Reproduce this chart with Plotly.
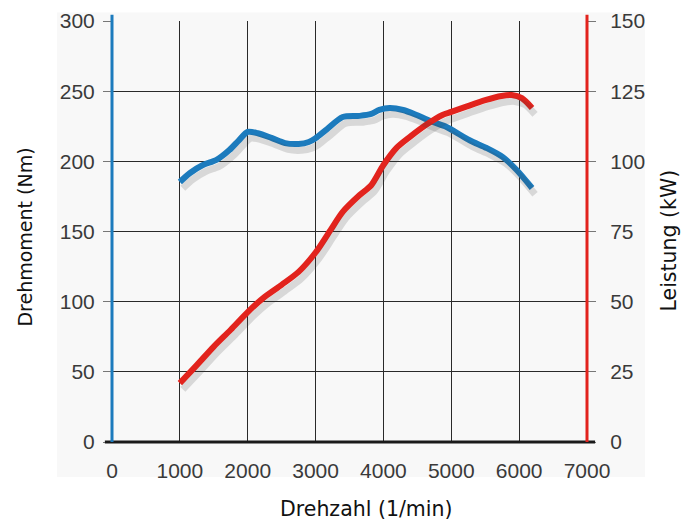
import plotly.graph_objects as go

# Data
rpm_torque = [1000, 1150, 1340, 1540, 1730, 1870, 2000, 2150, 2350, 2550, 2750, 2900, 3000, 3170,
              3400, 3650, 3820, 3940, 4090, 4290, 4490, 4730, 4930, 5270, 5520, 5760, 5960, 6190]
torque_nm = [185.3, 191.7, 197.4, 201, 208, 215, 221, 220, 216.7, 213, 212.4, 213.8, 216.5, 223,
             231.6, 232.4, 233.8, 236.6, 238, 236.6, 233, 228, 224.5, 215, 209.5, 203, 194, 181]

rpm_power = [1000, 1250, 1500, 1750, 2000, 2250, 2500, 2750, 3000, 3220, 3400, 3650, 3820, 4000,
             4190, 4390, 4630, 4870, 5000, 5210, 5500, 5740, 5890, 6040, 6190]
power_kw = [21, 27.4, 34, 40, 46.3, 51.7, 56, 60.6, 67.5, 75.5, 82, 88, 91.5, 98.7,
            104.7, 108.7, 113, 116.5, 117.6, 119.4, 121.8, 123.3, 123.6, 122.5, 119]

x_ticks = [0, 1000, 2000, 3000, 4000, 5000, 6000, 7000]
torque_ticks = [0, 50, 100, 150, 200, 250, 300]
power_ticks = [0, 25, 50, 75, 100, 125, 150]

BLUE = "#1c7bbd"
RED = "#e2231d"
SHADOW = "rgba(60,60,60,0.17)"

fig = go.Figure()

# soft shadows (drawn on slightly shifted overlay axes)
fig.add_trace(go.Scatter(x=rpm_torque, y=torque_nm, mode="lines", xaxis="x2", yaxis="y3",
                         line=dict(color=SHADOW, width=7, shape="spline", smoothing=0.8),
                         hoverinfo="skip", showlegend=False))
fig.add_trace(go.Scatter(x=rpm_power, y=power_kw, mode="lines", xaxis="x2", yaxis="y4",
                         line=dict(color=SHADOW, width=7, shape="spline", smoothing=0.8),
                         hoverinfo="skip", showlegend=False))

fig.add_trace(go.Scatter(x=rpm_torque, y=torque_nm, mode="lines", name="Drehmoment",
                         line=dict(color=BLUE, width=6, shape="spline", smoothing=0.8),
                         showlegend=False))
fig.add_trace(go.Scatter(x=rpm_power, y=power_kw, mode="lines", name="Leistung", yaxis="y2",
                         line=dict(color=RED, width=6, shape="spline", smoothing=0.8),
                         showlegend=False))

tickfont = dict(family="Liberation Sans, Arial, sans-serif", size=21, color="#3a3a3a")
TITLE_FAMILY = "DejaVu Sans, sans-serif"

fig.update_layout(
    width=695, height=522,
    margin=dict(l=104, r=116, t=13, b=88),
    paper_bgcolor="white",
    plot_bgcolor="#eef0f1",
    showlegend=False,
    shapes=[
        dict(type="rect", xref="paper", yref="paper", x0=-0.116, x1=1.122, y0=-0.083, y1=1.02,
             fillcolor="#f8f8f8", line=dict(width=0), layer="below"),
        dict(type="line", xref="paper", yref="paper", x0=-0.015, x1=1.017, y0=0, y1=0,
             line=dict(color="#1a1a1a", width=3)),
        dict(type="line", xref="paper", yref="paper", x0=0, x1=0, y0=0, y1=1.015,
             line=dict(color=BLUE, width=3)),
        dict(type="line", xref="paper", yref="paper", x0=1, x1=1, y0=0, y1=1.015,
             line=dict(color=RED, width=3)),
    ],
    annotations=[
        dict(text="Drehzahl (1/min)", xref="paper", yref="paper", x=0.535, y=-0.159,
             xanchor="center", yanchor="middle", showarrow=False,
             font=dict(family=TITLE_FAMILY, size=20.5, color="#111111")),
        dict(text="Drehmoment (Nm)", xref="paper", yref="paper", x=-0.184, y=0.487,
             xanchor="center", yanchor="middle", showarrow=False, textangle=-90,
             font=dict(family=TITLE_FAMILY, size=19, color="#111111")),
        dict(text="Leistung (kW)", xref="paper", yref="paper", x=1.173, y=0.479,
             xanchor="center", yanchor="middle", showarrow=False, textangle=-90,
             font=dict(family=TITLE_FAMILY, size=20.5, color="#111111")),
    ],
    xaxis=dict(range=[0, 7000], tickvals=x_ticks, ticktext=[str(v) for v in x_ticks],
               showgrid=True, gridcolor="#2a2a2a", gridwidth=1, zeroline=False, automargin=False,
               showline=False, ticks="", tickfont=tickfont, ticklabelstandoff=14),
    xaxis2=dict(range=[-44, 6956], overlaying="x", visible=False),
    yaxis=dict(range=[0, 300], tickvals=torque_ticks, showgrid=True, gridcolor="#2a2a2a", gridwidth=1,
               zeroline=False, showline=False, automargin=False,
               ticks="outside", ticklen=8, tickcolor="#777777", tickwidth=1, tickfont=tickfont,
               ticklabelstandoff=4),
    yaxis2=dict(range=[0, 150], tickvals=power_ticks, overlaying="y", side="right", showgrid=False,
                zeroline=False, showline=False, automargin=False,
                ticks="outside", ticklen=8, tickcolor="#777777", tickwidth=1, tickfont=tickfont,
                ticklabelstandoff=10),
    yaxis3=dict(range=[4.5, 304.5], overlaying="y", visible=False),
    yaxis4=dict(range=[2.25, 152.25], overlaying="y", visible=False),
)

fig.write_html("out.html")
_____
**Directive:**
Reproduce all of the data exactly, omitting each picture it holds.

**Reply to the exercise:**
Reproduce this chart with Plotly.
import plotly.graph_objects as go

# Data
rpm_torque = [1000, 1150, 1340, 1540, 1730, 1870, 2000, 2150, 2350, 2550, 2750, 2900, 3000, 3170,
              3400, 3650, 3820, 3940, 4090, 4290, 4490, 4730, 4930, 5270, 5520, 5760, 5960, 6190]
torque_nm = [185.3, 191.7, 197.4, 201, 208, 215, 221, 220, 216.7, 213, 212.4, 213.8, 216.5, 223,
             231.6, 232.4, 233.8, 236.6, 238, 236.6, 233, 228, 224.5, 215, 209.5, 203, 194, 181]

rpm_power = [1000, 1250, 1500, 1750, 2000, 2250, 2500, 2750, 3000, 3220, 3400, 3650, 3820, 4000,
             4190, 4390, 4630, 4870, 5000, 5210, 5500, 5740, 5890, 6040, 6190]
power_kw = [21, 27.4, 34, 40, 46.3, 51.7, 56, 60.6, 67.5, 75.5, 82, 88, 91.5, 98.7,
            104.7, 108.7, 113, 116.5, 117.6, 119.4, 121.8, 123.3, 123.6, 122.5, 119]

x_ticks = [0, 1000, 2000, 3000, 4000, 5000, 6000, 7000]
torque_ticks = [0, 50, 100, 150, 200, 250, 300]
power_ticks = [0, 25, 50, 75, 100, 125, 150]

BLUE = "#1c7bbd"
RED = "#e2231d"
SHADOW = "rgba(60,60,60,0.17)"

fig = go.Figure()

# soft shadows (drawn on slightly shifted overlay axes)
fig.add_trace(go.Scatter(x=rpm_torque, y=torque_nm, mode="lines", xaxis="x2", yaxis="y3",
                         line=dict(color=SHADOW, width=7, shape="spline", smoothing=0.8),
                         hoverinfo="skip", showlegend=False))
fig.add_trace(go.Scatter(x=rpm_power, y=power_kw, mode="lines", xaxis="x2", yaxis="y4",
                         line=dict(color=SHADOW, width=7, shape="spline", smoothing=0.8),
                         hoverinfo="skip", showlegend=False))

fig.add_trace(go.Scatter(x=rpm_torque, y=torque_nm, mode="lines", name="Drehmoment",
                         line=dict(color=BLUE, width=6, shape="spline", smoothing=0.8),
                         showlegend=False))
fig.add_trace(go.Scatter(x=rpm_power, y=power_kw, mode="lines", name="Leistung", yaxis="y2",
                         line=dict(color=RED, width=6, shape="spline", smoothing=0.8),
                         showlegend=False))

tickfont = dict(family="Liberation Sans, Arial, sans-serif", size=21, color="#3a3a3a")
TITLE_FAMILY = "DejaVu Sans, sans-serif"

fig.update_layout(
    width=695, height=522,
    margin=dict(l=104, r=116, t=13, b=88),
    paper_bgcolor="white",
    plot_bgcolor="#eef0f1",
    showlegend=False,
    shapes=[
        dict(type="rect", xref="paper", yref="paper", x0=-0.116, x1=1.122, y0=-0.083, y1=1.02,
             fillcolor="#f8f8f8", line=dict(width=0), layer="below"),
        dict(type="line", xref="paper", yref="paper", x0=-0.015, x1=1.017, y0=0, y1=0,
             line=dict(color="#1a1a1a", width=3)),
        dict(type="line", xref="paper", yref="paper", x0=0, x1=0, y0=0, y1=1.015,
             line=dict(color=BLUE, width=3)),
        dict(type="line", xref="paper", yref="paper", x0=1, x1=1, y0=0, y1=1.015,
             line=dict(color=RED, width=3)),
    ],
    annotations=[
        dict(text="Drehzahl (1/min)", xref="paper", yref="paper", x=0.535, y=-0.159,
             xanchor="center", yanchor="middle", showarrow=False,
             font=dict(family=TITLE_FAMILY, size=20.5, color="#111111")),
        dict(text="Drehmoment (Nm)", xref="paper", yref="paper", x=-0.184, y=0.487,
             xanchor="center", yanchor="middle", showarrow=False, textangle=-90,
             font=dict(family=TITLE_FAMILY, size=19, color="#111111")),
        dict(text="Leistung (kW)", xref="paper", yref="paper", x=1.173, y=0.479,
             xanchor="center", yanchor="middle", showarrow=False, textangle=-90,
             font=dict(family=TITLE_FAMILY, size=20.5, color="#111111")),
    ],
    xaxis=dict(range=[0, 7000], tickvals=x_ticks, ticktext=[str(v) for v in x_ticks],
               showgrid=True, gridcolor="#2a2a2a", gridwidth=1, zeroline=False, automargin=False,
               showline=False, ticks="", tickfont=tickfont, ticklabelstandoff=14),
    xaxis2=dict(range=[-44, 6956], overlaying="x", visible=False),
    yaxis=dict(range=[0, 300], tickvals=torque_ticks, showgrid=True, gridcolor="#2a2a2a", gridwidth=1,
               zeroline=False, showline=False, automargin=False,
               ticks="outside", ticklen=8, tickcolor="#777777", tickwidth=1, tickfont=tickfont,
               ticklabelstandoff=4),
    yaxis2=dict(range=[0, 150], tickvals=power_ticks, overlaying="y", side="right", showgrid=False,
                zeroline=False, showline=False, automargin=False,
                ticks="outside", ticklen=8, tickcolor="#777777", tickwidth=1, tickfont=tickfont,
                ticklabelstandoff=10),
    yaxis3=dict(range=[4.5, 304.5], overlaying="y", visible=False),
    yaxis4=dict(range=[2.25, 152.25], overlaying="y", visible=False),
)

fig.write_html("out.html")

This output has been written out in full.